The bulk of Pelto’s published research focuses on the glaciers of Alaska, Washington, and British Columbia where he does regular fieldwork. However, on his blog, From A Glacier’s Perspective, Pelto provides detailed assessment of 300 glaciers around the world using freely available satellite data—mostly Landsat. Because many of the world’s glaciers are remote and difficult to access, local maps are often out-of-date in this period of rapid glacier change.
By tracking prominent visual features on satellite images, Pelto can better map “changing glacier outlines, snow lines, glacial lakes and glacier velocity.” Given the long record of Landsat data, historic glacier imagery can be compared to recent imagery to better understand changes happening around the planet.
One of the most interesting changes Pelto has noticed over the last three decades is the large number of new alpine lakes formed (and dramatically expanded) as glaciers have retreated in the Alps, Himalayas, Andes, North America, New Zealand, and Norway.
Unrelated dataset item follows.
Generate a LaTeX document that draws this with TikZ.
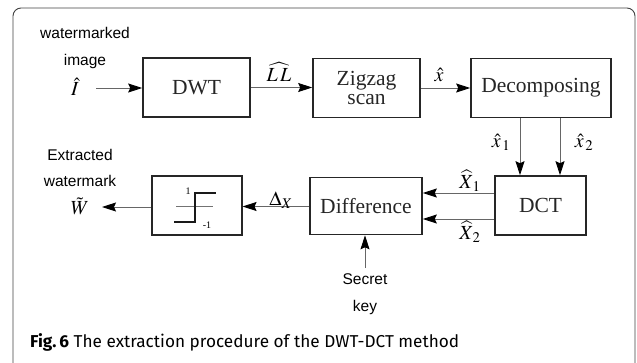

He has also witnessed the exposure of islands off the coast of Greenland and Novaya Zemlya that had been veiled in ice for millennia.
A geologist by training and avid skier by avocation, Pelto found that the field of glaciology married his two passions. Since first seeing Landsat used at an International Glaciology conference in 1983, satellite imagery has been a part of his research repertoire, especially for the Juneau Icefield.
“Landsat imagery has played a critical role providing information on glaciers that I otherwise simply would not have had access to,” Pelto says.
“Studying the changing glaciers using Landsat is something that I do almost everyday, and continues to bring joy and discovery.”
Pelto’s daughter Jill (University of Maine) and son Ben (University of Mass., Amherst) are regularly involved in his North Cascade field expeditions now, helping him track summertime snow depth and snowline migration in the field. A technique he has extrapolated more broadly using multi-date satellite imagery. The decision to make the entire Landsat archive free has made this research possible.
“Much of the research I now focus on requires so many images that I could not have afforded to acquire them in the past,” Pelto explains.
“It is great to have Landsat so readily available, it is a game changer for many of us researchers that are not at large research institutions and do not have deep pockets.”